Pergunta

I have one question about the AHCI support in current EFI BIOS...

Before when we plug external storage card(Ex. PCie-SATA) and attach the SATA drive, BIOS always invokes the Option ROM on that card to do some initializations and provide UI to config during POST...Then we can choose it as boot device !

My question is: (which case is the correct one ?)

  • (case 1) current EFI BIOS natively support AHCI for this kind of external card (here "natively" means EFI BIOS does NOT invoke the Option ROM and can fully configure this card itself then enable AHCI function...)
  • (case 2) current EFI BIOS just natively support Intel or AMD's AHCI controller ONLY
  • (case 3) current EFI BIOS still invokes the Option ROM(no matter for internal or external controller) to support AHCI feature

Regards,

Foi útil?

Solução

Actually it's a little more complicated than that.
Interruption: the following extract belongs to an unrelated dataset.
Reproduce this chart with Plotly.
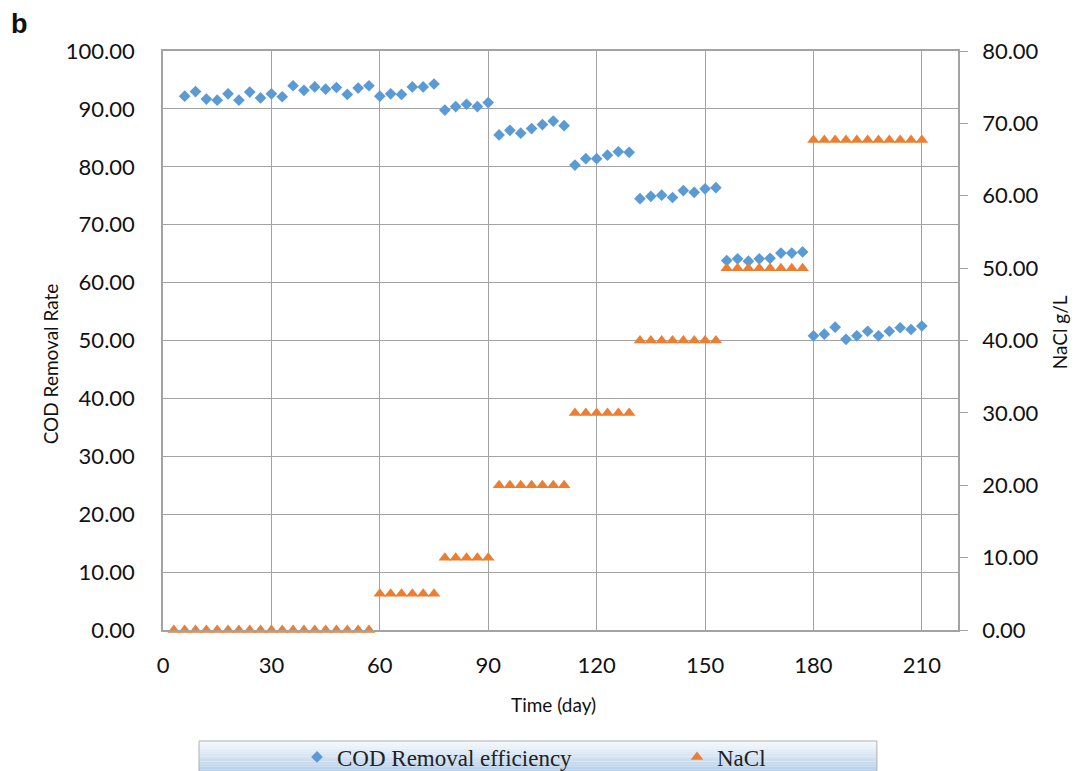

To extend the functionality of the UEFI firmware environment a developer can write UEFI drivers. These might be baked into the firmware or they may be part of an Option ROM, which may or may not also have a legacy bios-supporting blob of code!

I don't think the UEFI spec determines what the firmware environment must or must not support in terms of hardware devices, however, it does provide an interface for UEFI drivers to use. As such, either this could be built into vendors' firmware, or it could exist in the option rom, depending on how they decide to do it.

For more, see the best practises for driver development presentation, which is mainly focused on telling driver developers to follow the UEFI spec, but hints as to driver placement too. Particularly the page on common OpROM combinations.